Werden die zehn Wochen auf der Alm einen anderen Mann aus ihm machen?

Wird sie einen völlig anderen Mann in Empfang nehmen, der gleich wieder hoch will, auf den Berg? "Gut, man weiß nicht, was die zehn Wochen mit mir machen. Aber ich lebe seit drei Jahren in Norderstedt. Hier ist meine Heimat, meine Familie, mein Umfeld, das will ich doch nicht missen", sagt Lorenz. Seine Frau findet es gut, dass er nach all den Jahren seinen Traum von der Alpe lebt. Sie hatte ein Überraschungs-Abschiedsfest für ihn organisiert. "Ich wusste von nichts. Und plötzlich standen alle Freunde da." Auf dem Küchentisch liegt jetzt, was sie ihm mit auf die Alpe gegeben haben. Bücher, Bücher, Bücher und ein Fläschchen Korn. Im Übrigen: "Die haben schon Strom auf der Alpe Saluver", sagt Lorenz. Und manchmal sogar Empfang für das Mobiltelefon, wenn man irgendwo draußen steht, den Arm nach oben hält. Alle zwei Wochen fährt der Senner ins Dorf, um die Käse abzuliefern und um Zutaten wieder nach oben zu schaffen. "Da fahr ich mit, und im Dorf nehm ich den Laptop, schalt mich kurz auf und kommuniziere mit der Welt."
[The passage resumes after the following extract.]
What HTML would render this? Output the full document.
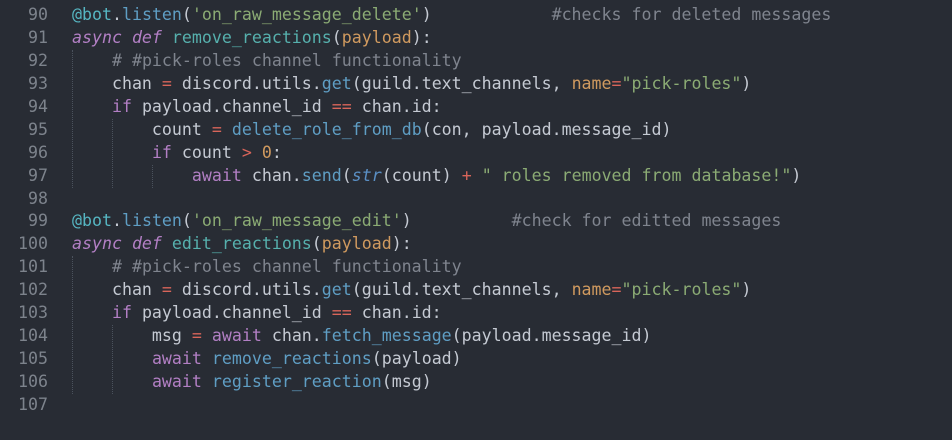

So will er dann doch die Verbindung halten, zum kommoden Alltag, zu Norderstedt und Hamburg mit seinem hektischen Zwang zum Event. Weil man das vielleicht auch wieder zu schätzen lernt, wenn man in einem vielleicht brettharten Bett auf 1600 Metern liegt, einem die Knochen von der Feldarbeit wehtun und über allem der Duft eines frischen Kuhfladens liegt. Peter Lorenz glaubt aber schon, dass er durchhalten wird. Obwohl: Aussteigen beim Aussteigen geht auch. Es gibt Menschen, die gerne nur die Hälfte der Zeit auf die Alpe wollen. Die springen dann ein.

Doch Peter Lorenz scheint so entschlossen, dass diese Alternative für ihn eine Niederlage bedeuten würde. Denn schon bevor er überhaupt die erste Kuh auf der Alpe Saluver kennengelernt hat, spricht er schon vom nächsten Abenteuer, von der nächsten Suche nach Sinnvollem im Meer der Zeit. "Mit dem Transsibirien-Express durch ganz Russland fahren. Nicht in der dritten Klasse, aber doch auf eigene Faust und unorganisiert. Russisch kann ich nicht." Gute Voraussetzungen.